What the exercise asks: Give the data below again exactly as it stands. Omit the pictures.

····················

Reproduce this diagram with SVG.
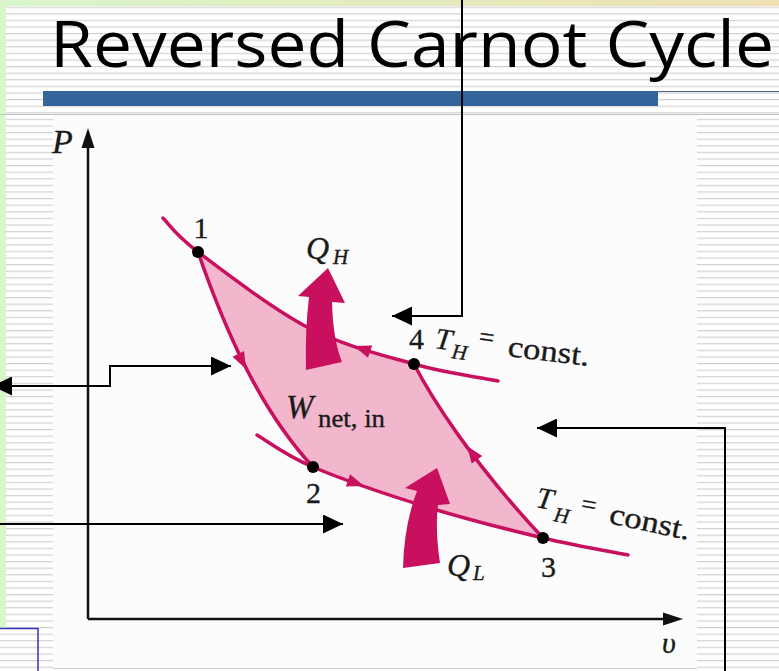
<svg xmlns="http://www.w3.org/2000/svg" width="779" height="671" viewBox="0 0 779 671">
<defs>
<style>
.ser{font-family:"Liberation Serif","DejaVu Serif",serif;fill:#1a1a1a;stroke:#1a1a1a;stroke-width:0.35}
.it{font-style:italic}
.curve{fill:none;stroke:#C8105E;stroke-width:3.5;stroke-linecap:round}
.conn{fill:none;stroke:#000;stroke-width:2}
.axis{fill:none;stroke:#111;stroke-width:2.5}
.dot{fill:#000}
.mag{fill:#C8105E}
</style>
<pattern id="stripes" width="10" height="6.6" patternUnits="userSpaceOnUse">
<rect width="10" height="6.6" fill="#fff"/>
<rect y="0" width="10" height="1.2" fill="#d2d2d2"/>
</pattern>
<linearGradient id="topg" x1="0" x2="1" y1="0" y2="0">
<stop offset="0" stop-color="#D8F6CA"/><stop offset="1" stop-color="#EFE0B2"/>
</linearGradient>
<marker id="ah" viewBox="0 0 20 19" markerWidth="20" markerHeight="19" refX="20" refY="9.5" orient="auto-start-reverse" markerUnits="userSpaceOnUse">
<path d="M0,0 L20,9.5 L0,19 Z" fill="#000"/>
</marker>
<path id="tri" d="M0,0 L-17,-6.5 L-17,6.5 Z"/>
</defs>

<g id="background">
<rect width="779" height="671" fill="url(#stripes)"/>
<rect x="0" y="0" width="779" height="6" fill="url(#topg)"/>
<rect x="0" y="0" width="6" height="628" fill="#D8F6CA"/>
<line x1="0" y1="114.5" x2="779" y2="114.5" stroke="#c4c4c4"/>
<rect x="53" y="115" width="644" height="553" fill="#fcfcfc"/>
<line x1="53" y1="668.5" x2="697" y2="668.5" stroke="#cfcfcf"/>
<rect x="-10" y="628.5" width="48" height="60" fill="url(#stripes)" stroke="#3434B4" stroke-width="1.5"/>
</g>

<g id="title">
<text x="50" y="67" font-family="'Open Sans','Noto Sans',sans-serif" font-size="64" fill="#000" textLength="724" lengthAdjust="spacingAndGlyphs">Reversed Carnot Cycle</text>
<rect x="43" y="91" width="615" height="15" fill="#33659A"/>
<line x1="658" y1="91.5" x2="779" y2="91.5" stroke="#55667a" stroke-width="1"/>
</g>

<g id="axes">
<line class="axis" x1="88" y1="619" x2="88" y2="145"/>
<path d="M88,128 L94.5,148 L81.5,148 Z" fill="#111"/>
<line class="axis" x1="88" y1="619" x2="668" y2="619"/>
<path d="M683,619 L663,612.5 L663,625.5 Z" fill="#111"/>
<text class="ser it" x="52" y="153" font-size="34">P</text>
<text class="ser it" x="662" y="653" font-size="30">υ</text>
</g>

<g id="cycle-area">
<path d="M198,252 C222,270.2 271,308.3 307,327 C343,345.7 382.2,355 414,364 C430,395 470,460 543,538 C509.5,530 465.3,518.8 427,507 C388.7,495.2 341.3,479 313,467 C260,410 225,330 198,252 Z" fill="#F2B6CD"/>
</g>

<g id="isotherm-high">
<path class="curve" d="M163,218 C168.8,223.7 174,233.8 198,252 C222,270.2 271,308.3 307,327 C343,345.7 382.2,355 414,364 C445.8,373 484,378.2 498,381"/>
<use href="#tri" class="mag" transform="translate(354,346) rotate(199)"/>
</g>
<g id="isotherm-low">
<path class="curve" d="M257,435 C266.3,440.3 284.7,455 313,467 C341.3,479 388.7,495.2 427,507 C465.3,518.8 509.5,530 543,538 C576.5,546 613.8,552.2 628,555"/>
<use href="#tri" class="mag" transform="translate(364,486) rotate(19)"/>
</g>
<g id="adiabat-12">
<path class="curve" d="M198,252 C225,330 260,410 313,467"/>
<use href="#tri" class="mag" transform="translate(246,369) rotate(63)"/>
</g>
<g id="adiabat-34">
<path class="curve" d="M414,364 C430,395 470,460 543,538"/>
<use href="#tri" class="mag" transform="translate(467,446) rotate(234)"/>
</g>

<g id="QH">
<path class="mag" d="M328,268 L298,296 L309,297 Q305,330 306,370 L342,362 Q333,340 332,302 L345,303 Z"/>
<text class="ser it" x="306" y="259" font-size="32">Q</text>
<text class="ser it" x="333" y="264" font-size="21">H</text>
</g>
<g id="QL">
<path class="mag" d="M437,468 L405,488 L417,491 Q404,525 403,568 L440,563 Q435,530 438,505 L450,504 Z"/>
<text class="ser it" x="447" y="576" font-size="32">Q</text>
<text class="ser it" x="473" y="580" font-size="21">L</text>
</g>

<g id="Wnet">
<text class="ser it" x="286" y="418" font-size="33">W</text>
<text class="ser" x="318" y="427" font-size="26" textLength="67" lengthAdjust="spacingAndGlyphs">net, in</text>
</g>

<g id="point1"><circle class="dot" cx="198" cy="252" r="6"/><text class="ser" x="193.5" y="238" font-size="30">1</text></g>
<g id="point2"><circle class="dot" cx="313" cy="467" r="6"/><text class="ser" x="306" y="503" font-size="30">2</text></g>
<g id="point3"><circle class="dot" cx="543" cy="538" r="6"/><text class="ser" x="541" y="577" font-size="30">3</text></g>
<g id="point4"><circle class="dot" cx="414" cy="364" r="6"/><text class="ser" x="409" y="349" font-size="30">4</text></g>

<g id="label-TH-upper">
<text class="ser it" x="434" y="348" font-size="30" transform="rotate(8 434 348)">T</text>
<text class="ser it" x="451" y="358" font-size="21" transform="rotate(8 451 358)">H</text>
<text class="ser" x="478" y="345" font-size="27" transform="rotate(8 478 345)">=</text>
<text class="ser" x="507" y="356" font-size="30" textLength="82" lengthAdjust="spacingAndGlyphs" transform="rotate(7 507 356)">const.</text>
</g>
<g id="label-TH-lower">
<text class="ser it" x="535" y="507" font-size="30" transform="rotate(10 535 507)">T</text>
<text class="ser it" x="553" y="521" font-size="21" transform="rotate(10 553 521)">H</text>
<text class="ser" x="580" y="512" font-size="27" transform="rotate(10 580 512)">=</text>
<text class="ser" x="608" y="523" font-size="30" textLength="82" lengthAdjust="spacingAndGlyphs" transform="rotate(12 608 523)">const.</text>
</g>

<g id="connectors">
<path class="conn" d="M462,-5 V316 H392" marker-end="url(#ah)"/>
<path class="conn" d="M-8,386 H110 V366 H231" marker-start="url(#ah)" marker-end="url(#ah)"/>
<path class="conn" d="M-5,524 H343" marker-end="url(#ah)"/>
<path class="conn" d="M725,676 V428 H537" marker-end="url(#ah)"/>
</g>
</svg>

····················

Response below:
Reproduce this diagram with SVG.
<svg xmlns="http://www.w3.org/2000/svg" width="779" height="671" viewBox="0 0 779 671">
<defs>
<style>
.ser{font-family:"Liberation Serif","DejaVu Serif",serif;fill:#1a1a1a;stroke:#1a1a1a;stroke-width:0.35}
.it{font-style:italic}
.curve{fill:none;stroke:#C8105E;stroke-width:3.5;stroke-linecap:round}
.conn{fill:none;stroke:#000;stroke-width:2}
.axis{fill:none;stroke:#111;stroke-width:2.5}
.dot{fill:#000}
.mag{fill:#C8105E}
</style>
<pattern id="stripes" width="10" height="6.6" patternUnits="userSpaceOnUse">
<rect width="10" height="6.6" fill="#fff"/>
<rect y="0" width="10" height="1.2" fill="#d2d2d2"/>
</pattern>
<linearGradient id="topg" x1="0" x2="1" y1="0" y2="0">
<stop offset="0" stop-color="#D8F6CA"/><stop offset="1" stop-color="#EFE0B2"/>
</linearGradient>
<marker id="ah" viewBox="0 0 20 19" markerWidth="20" markerHeight="19" refX="20" refY="9.5" orient="auto-start-reverse" markerUnits="userSpaceOnUse">
<path d="M0,0 L20,9.5 L0,19 Z" fill="#000"/>
</marker>
<path id="tri" d="M0,0 L-17,-6.5 L-17,6.5 Z"/>
</defs>

<g id="background">
<rect width="779" height="671" fill="url(#stripes)"/>
<rect x="0" y="0" width="779" height="6" fill="url(#topg)"/>
<rect x="0" y="0" width="6" height="628" fill="#D8F6CA"/>
<line x1="0" y1="114.5" x2="779" y2="114.5" stroke="#c4c4c4"/>
<rect x="53" y="115" width="644" height="553" fill="#fcfcfc"/>
<line x1="53" y1="668.5" x2="697" y2="668.5" stroke="#cfcfcf"/>
<rect x="-10" y="628.5" width="48" height="60" fill="url(#stripes)" stroke="#3434B4" stroke-width="1.5"/>
</g>

<g id="title">
<text x="50" y="67" font-family="'Open Sans','Noto Sans',sans-serif" font-size="64" fill="#000" textLength="724" lengthAdjust="spacingAndGlyphs">Reversed Carnot Cycle</text>
<rect x="43" y="91" width="615" height="15" fill="#33659A"/>
<line x1="658" y1="91.5" x2="779" y2="91.5" stroke="#55667a" stroke-width="1"/>
</g>

<g id="axes">
<line class="axis" x1="88" y1="619" x2="88" y2="145"/>
<path d="M88,128 L94.5,148 L81.5,148 Z" fill="#111"/>
<line class="axis" x1="88" y1="619" x2="668" y2="619"/>
<path d="M683,619 L663,612.5 L663,625.5 Z" fill="#111"/>
<text class="ser it" x="52" y="153" font-size="34">P</text>
<text class="ser it" x="662" y="653" font-size="30">υ</text>
</g>

<g id="cycle-area">
<path d="M198,252 C222,270.2 271,308.3 307,327 C343,345.7 382.2,355 414,364 C430,395 470,460 543,538 C509.5,530 465.3,518.8 427,507 C388.7,495.2 341.3,479 313,467 C260,410 225,330 198,252 Z" fill="#F2B6CD"/>
</g>

<g id="isotherm-high">
<path class="curve" d="M163,218 C168.8,223.7 174,233.8 198,252 C222,270.2 271,308.3 307,327 C343,345.7 382.2,355 414,364 C445.8,373 484,378.2 498,381"/>
<use href="#tri" class="mag" transform="translate(354,346) rotate(199)"/>
</g>
<g id="isotherm-low">
<path class="curve" d="M257,435 C266.3,440.3 284.7,455 313,467 C341.3,479 388.7,495.2 427,507 C465.3,518.8 509.5,530 543,538 C576.5,546 613.8,552.2 628,555"/>
<use href="#tri" class="mag" transform="translate(364,486) rotate(19)"/>
</g>
<g id="adiabat-12">
<path class="curve" d="M198,252 C225,330 260,410 313,467"/>
<use href="#tri" class="mag" transform="translate(246,369) rotate(63)"/>
</g>
<g id="adiabat-34">
<path class="curve" d="M414,364 C430,395 470,460 543,538"/>
<use href="#tri" class="mag" transform="translate(467,446) rotate(234)"/>
</g>

<g id="QH">
<path class="mag" d="M328,268 L298,296 L309,297 Q305,330 306,370 L342,362 Q333,340 332,302 L345,303 Z"/>
<text class="ser it" x="306" y="259" font-size="32">Q</text>
<text class="ser it" x="333" y="264" font-size="21">H</text>
</g>
<g id="QL">
<path class="mag" d="M437,468 L405,488 L417,491 Q404,525 403,568 L440,563 Q435,530 438,505 L450,504 Z"/>
<text class="ser it" x="447" y="576" font-size="32">Q</text>
<text class="ser it" x="473" y="580" font-size="21">L</text>
</g>

<g id="Wnet">
<text class="ser it" x="286" y="418" font-size="33">W</text>
<text class="ser" x="318" y="427" font-size="26" textLength="67" lengthAdjust="spacingAndGlyphs">net, in</text>
</g>

<g id="point1"><circle class="dot" cx="198" cy="252" r="6"/><text class="ser" x="193.5" y="238" font-size="30">1</text></g>
<g id="point2"><circle class="dot" cx="313" cy="467" r="6"/><text class="ser" x="306" y="503" font-size="30">2</text></g>
<g id="point3"><circle class="dot" cx="543" cy="538" r="6"/><text class="ser" x="541" y="577" font-size="30">3</text></g>
<g id="point4"><circle class="dot" cx="414" cy="364" r="6"/><text class="ser" x="409" y="349" font-size="30">4</text></g>

<g id="label-TH-upper">
<text class="ser it" x="434" y="348" font-size="30" transform="rotate(8 434 348)">T</text>
<text class="ser it" x="451" y="358" font-size="21" transform="rotate(8 451 358)">H</text>
<text class="ser" x="478" y="345" font-size="27" transform="rotate(8 478 345)">=</text>
<text class="ser" x="507" y="356" font-size="30" textLength="82" lengthAdjust="spacingAndGlyphs" transform="rotate(7 507 356)">const.</text>
</g>
<g id="label-TH-lower">
<text class="ser it" x="535" y="507" font-size="30" transform="rotate(10 535 507)">T</text>
<text class="ser it" x="553" y="521" font-size="21" transform="rotate(10 553 521)">H</text>
<text class="ser" x="580" y="512" font-size="27" transform="rotate(10 580 512)">=</text>
<text class="ser" x="608" y="523" font-size="30" textLength="82" lengthAdjust="spacingAndGlyphs" transform="rotate(12 608 523)">const.</text>
</g>

<g id="connectors">
<path class="conn" d="M462,-5 V316 H392" marker-end="url(#ah)"/>
<path class="conn" d="M-8,386 H110 V366 H231" marker-start="url(#ah)" marker-end="url(#ah)"/>
<path class="conn" d="M-5,524 H343" marker-end="url(#ah)"/>
<path class="conn" d="M725,676 V428 H537" marker-end="url(#ah)"/>
</g>
</svg>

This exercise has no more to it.